Ni l'ami, ni l'exclu

Publié le par Lettres à l'amer

Sable, tu te sens sur la rive, repoussé, spectateur du flot d'une rivière qui chemine. Pourtant je t'entraine de rivage en virage, au coeur de l'action. Je te charrie sur des kilomètres, tu finis par en détester le voyage.

Sable, dans le fond, mes idées vagues s'impriment en toi : parfois, ça les rend lisible.

Sable, tu t'infiltres partout sans espoir de repos. Tu me démanges ; je me tortille, ça te torture, et nos torts nous tuent, défont la douce alliance de l'onde et du limon. Tu es le grain qui pousse mais ne peut pas fleurir. Je t'irrigue, tu m'irrites, on s'éreinte, puis on s'étreint sans contraintes, fluides au fil de l'eau.

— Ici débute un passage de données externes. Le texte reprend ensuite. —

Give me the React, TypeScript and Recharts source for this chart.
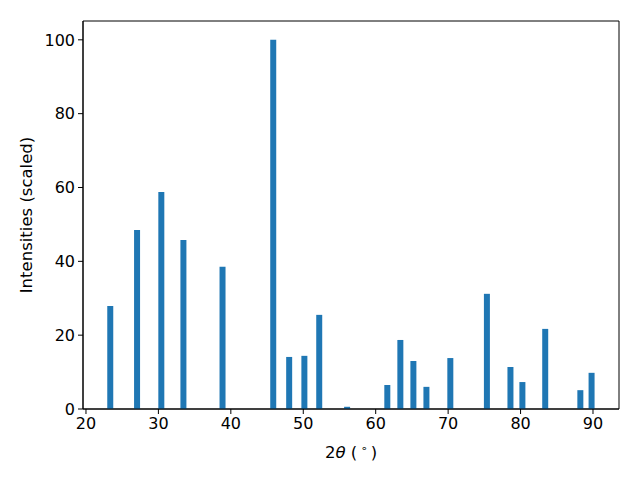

Sable, tu es si léger, le vent te balaye. Innombrable, impossible de s'en défaire, tu es toujours là quelque part, au bord de mon esprit ; viens y boire jusqu'à être saoulé, approche toi, qu'on s'oublie, qu'on s'abîme, qu'on sème le trouble à défaut d'un champ. A la cime d'une forêt, les possibles s'étendent loin du regard de ceux qui fixent leurs lacets.

Sable, je vais à la mer, je t'emmène à la plage : on y fera des châteaux éphémères et on vivra dedans. On se meut, on s'émeut. Je ne tiens pas en place et je ne te la laisse pas. Le temps a blessé la roche pour que tu viennes avec moi : accroche toi, il y a des remous et ça va tanguer, tandis que valsent mes certitudes.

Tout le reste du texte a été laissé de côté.